Directions for this task
Collect each line holding the string "code".
◆ ◆ ◆ ◆
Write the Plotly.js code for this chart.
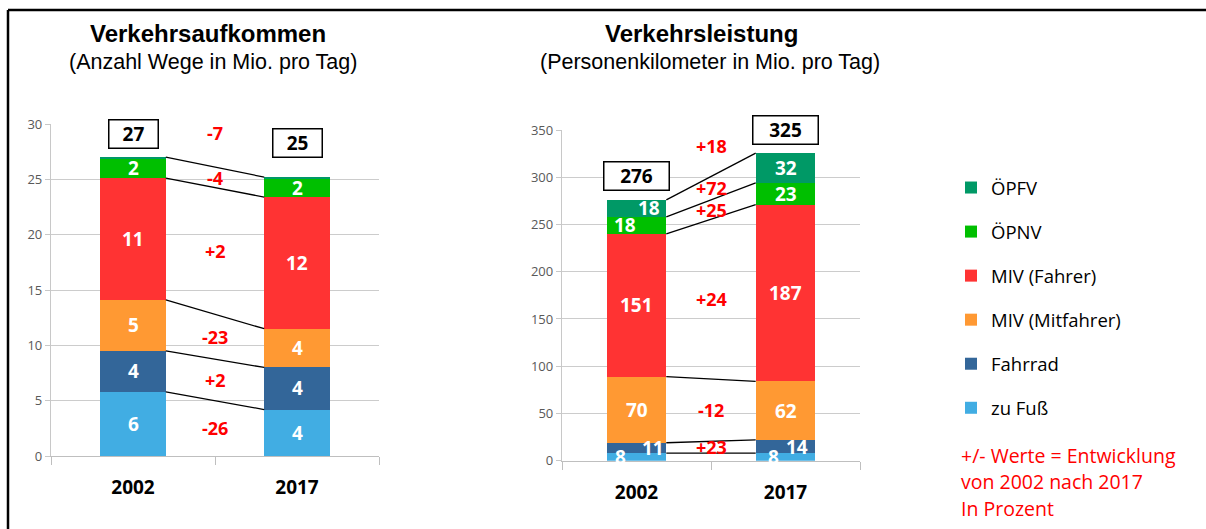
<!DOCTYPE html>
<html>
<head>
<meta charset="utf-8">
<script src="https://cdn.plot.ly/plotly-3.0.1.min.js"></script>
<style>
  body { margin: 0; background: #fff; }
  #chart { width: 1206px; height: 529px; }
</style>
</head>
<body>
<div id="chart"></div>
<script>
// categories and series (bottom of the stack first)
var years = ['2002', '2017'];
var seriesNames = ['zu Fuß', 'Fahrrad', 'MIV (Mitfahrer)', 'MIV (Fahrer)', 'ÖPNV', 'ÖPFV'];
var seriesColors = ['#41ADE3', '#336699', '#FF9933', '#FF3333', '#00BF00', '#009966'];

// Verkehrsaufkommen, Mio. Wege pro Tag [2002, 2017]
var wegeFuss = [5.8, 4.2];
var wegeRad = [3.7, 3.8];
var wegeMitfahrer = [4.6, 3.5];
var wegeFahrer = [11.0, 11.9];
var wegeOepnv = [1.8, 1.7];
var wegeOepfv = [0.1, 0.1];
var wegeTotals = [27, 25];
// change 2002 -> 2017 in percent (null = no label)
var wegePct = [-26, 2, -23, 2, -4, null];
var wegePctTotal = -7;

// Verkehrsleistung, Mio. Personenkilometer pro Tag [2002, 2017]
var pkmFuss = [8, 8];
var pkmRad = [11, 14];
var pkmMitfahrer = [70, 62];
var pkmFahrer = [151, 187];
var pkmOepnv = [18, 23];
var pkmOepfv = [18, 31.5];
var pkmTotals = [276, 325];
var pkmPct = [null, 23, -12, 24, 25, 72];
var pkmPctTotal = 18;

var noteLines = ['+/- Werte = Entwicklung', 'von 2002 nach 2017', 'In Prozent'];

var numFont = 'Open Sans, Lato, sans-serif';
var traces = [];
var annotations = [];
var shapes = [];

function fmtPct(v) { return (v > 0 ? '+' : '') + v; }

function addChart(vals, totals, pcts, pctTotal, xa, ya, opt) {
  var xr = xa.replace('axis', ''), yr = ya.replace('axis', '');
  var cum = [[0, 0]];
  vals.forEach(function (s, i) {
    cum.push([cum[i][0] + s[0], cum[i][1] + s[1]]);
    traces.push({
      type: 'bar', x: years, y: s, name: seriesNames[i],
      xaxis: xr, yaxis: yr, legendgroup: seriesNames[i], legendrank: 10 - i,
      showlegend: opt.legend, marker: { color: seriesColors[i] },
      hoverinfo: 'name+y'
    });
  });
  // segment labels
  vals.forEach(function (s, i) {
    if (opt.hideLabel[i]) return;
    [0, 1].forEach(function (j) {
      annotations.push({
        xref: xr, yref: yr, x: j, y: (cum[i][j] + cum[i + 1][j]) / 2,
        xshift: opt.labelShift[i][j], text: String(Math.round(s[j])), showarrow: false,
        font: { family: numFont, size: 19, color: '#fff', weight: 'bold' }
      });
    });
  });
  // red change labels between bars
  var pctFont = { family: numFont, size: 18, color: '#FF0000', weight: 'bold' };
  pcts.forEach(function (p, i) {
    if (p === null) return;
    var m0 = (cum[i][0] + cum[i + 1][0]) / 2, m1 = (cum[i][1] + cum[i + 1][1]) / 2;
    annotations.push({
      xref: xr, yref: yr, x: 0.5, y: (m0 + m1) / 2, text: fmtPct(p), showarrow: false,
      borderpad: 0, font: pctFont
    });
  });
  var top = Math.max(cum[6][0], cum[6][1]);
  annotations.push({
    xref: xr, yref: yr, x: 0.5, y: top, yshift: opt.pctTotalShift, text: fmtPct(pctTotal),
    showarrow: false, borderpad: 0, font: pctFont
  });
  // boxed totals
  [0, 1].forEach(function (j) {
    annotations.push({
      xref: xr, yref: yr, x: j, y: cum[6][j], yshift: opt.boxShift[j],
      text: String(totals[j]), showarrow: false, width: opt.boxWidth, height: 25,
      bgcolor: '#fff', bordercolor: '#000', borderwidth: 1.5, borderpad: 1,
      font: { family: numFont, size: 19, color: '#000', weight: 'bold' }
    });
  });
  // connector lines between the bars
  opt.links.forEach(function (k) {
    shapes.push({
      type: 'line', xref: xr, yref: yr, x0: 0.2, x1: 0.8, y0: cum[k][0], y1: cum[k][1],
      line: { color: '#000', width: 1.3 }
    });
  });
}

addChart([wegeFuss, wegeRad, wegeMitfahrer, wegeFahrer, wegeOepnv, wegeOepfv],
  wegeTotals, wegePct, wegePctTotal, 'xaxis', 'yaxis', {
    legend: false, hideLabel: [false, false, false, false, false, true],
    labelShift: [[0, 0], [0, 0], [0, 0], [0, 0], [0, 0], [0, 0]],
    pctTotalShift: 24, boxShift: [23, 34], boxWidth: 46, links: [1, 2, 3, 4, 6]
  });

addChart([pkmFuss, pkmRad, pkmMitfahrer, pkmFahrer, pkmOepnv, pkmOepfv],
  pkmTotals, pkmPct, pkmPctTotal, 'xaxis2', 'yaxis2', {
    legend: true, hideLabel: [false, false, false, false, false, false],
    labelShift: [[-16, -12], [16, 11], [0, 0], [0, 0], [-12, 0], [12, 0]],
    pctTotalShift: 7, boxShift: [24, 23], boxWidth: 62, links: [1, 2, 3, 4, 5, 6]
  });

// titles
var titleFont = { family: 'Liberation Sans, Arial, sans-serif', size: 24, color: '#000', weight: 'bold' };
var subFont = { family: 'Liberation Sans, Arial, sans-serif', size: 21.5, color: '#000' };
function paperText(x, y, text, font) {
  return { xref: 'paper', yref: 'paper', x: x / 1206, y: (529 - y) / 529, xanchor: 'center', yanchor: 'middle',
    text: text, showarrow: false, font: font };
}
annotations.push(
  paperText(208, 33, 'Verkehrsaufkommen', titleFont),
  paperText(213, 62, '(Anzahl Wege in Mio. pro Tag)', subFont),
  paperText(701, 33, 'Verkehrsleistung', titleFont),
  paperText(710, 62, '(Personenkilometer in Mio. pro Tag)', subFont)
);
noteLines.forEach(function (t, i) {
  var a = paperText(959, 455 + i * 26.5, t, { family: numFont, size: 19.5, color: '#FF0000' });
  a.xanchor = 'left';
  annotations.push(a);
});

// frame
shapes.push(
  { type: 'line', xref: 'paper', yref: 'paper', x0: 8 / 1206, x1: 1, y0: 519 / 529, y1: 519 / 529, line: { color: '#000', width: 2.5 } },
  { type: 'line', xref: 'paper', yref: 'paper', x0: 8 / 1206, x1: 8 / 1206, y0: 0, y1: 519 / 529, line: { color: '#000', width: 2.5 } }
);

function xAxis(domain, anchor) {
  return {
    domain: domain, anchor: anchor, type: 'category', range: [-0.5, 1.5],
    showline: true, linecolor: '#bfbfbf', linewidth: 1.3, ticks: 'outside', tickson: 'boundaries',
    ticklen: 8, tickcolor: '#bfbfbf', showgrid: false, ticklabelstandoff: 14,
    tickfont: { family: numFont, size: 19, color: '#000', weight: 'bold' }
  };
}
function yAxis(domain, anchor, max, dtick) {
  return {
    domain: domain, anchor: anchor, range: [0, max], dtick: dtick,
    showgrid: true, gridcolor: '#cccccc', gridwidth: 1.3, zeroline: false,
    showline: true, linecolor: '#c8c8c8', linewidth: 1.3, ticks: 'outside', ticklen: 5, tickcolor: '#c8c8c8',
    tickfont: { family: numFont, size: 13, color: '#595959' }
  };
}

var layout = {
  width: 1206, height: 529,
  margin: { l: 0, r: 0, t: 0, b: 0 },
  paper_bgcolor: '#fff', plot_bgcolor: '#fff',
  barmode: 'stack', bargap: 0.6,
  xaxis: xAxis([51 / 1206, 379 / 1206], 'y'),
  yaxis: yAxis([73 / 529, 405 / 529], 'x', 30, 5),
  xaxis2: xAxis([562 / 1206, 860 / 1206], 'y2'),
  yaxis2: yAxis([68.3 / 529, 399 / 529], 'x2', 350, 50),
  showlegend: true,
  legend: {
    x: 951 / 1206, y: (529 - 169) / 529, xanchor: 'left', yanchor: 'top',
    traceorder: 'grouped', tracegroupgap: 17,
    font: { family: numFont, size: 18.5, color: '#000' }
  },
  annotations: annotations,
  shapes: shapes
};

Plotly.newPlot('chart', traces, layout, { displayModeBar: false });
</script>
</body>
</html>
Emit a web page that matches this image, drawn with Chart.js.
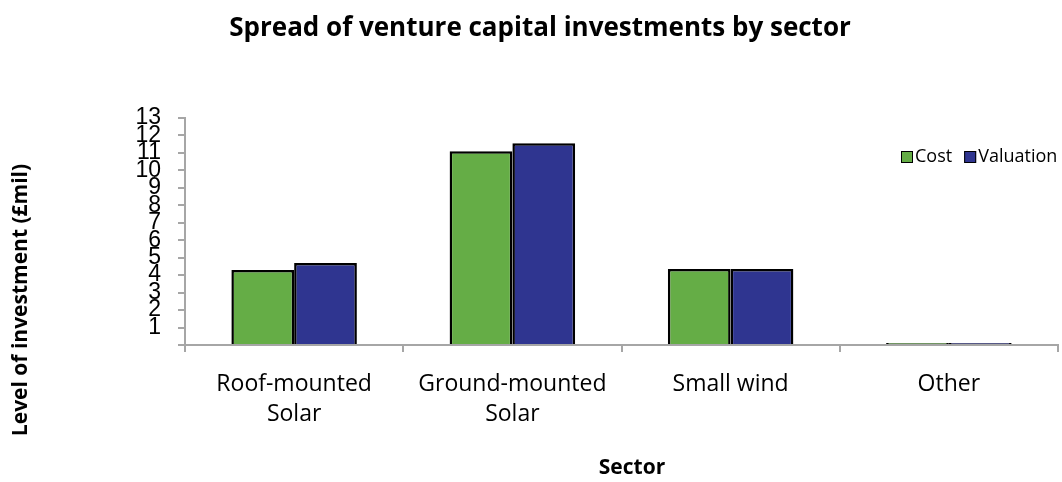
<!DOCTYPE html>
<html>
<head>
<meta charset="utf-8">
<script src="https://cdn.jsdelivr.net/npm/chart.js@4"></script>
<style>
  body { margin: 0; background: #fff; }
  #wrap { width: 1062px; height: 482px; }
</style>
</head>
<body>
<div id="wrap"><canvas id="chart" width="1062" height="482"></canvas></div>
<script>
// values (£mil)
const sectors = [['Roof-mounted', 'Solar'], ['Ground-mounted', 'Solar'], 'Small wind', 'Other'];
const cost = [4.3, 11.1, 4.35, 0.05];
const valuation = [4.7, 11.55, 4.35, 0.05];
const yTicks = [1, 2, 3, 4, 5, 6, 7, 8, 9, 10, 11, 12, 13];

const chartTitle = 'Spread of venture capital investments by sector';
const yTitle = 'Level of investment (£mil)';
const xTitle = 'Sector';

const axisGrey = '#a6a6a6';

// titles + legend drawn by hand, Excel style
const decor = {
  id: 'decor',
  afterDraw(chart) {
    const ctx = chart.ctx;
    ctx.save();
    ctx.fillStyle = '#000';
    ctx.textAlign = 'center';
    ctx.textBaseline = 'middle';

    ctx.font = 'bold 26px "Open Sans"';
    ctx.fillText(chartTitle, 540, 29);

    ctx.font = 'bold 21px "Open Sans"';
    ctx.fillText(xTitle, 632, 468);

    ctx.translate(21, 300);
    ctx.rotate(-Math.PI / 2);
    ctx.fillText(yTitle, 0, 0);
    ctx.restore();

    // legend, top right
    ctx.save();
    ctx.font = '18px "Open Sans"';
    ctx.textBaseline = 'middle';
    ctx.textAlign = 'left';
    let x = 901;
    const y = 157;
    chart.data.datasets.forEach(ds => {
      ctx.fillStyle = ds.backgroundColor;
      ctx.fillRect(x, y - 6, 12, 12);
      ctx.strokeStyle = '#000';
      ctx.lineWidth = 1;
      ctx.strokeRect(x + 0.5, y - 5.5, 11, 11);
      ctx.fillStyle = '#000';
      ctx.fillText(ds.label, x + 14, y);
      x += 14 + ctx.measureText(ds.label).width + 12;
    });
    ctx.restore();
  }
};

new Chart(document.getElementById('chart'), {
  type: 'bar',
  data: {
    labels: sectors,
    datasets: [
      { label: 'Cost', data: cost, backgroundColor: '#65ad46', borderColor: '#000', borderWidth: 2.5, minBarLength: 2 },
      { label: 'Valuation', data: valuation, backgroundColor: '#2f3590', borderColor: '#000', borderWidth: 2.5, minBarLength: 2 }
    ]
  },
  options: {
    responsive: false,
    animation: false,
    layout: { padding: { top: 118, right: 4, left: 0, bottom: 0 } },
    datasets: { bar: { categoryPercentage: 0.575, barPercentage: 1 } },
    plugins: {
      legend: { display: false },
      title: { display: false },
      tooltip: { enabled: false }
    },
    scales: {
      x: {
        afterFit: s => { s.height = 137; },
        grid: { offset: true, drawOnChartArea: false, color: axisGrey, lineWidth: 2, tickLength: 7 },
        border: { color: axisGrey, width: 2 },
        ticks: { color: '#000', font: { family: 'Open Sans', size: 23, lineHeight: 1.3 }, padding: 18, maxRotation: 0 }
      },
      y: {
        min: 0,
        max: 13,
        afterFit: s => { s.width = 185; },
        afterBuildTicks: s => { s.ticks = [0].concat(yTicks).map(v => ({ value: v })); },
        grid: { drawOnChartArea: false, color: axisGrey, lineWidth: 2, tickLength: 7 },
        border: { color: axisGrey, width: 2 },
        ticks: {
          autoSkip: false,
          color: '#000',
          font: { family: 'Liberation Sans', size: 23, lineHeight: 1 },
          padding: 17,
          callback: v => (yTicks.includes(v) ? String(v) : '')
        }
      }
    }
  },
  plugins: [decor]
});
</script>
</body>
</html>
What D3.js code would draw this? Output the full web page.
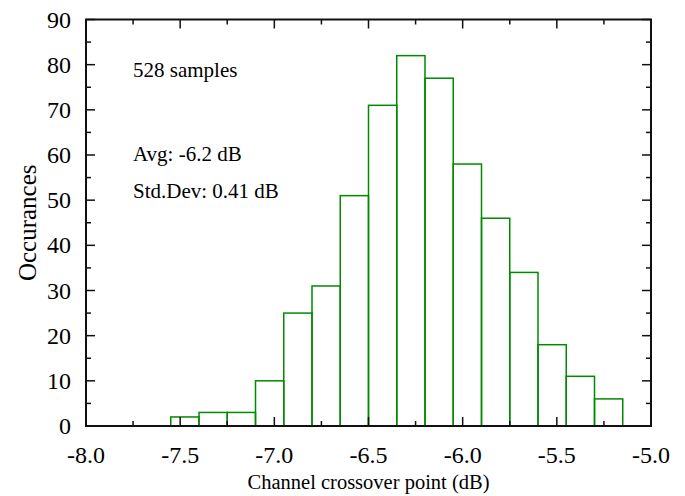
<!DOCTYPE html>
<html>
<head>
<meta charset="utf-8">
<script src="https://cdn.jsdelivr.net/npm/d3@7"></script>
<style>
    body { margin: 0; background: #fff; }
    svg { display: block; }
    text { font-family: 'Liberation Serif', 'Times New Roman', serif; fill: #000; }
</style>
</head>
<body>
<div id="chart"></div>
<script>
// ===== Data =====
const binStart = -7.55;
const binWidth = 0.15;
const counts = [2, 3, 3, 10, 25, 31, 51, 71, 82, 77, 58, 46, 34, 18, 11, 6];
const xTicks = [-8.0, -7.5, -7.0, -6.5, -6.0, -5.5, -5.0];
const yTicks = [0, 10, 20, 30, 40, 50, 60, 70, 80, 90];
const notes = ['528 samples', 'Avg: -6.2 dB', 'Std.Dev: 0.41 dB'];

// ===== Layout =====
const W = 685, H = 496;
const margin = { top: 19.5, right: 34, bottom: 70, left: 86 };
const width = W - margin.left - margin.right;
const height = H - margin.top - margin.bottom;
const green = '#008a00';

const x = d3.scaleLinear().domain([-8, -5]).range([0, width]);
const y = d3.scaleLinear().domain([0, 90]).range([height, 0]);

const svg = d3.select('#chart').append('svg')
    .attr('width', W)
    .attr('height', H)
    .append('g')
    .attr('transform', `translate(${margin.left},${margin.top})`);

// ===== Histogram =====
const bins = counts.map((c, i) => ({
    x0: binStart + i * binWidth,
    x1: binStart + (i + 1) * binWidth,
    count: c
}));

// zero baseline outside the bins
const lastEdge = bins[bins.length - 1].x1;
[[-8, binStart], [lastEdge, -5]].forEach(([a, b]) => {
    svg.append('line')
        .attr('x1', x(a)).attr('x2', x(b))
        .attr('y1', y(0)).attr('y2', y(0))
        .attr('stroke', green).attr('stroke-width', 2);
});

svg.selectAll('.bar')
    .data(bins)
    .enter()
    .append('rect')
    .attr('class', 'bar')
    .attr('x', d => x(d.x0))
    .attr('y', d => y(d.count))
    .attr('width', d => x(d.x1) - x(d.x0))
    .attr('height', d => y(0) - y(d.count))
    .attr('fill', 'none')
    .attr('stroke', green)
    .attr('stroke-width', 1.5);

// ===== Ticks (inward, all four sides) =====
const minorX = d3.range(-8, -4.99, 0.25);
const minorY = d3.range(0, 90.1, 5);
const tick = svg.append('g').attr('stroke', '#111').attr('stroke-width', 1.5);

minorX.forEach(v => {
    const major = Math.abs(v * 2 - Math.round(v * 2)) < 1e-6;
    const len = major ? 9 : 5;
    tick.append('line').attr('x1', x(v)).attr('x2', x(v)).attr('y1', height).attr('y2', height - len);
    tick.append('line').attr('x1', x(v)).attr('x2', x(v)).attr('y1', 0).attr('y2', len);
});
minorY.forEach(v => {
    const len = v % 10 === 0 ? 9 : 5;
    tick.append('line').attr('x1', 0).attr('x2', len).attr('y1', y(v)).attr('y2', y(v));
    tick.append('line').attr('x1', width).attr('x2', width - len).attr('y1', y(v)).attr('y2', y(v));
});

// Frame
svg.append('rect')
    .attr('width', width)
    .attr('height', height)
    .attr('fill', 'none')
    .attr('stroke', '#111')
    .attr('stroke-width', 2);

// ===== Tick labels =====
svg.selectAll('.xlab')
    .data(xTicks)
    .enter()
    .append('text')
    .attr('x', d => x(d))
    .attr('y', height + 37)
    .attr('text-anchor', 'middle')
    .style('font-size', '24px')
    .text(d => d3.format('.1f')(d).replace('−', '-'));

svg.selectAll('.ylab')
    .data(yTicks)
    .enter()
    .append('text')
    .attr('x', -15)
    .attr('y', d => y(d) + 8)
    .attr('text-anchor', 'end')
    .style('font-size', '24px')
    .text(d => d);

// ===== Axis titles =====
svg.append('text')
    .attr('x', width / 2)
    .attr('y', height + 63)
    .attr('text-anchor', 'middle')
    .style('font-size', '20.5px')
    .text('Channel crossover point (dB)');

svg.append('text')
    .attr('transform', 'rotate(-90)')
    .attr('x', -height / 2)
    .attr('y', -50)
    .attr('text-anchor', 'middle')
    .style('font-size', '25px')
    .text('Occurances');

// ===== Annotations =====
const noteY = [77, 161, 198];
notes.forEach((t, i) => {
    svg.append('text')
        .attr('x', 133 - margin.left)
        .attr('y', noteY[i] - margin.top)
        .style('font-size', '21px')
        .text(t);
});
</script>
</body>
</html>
◆ ◆ ◆ ◆
Solution for this exercise
Write the Plotly.js code for this chart.
What D3.js code would draw this? Output the full web page.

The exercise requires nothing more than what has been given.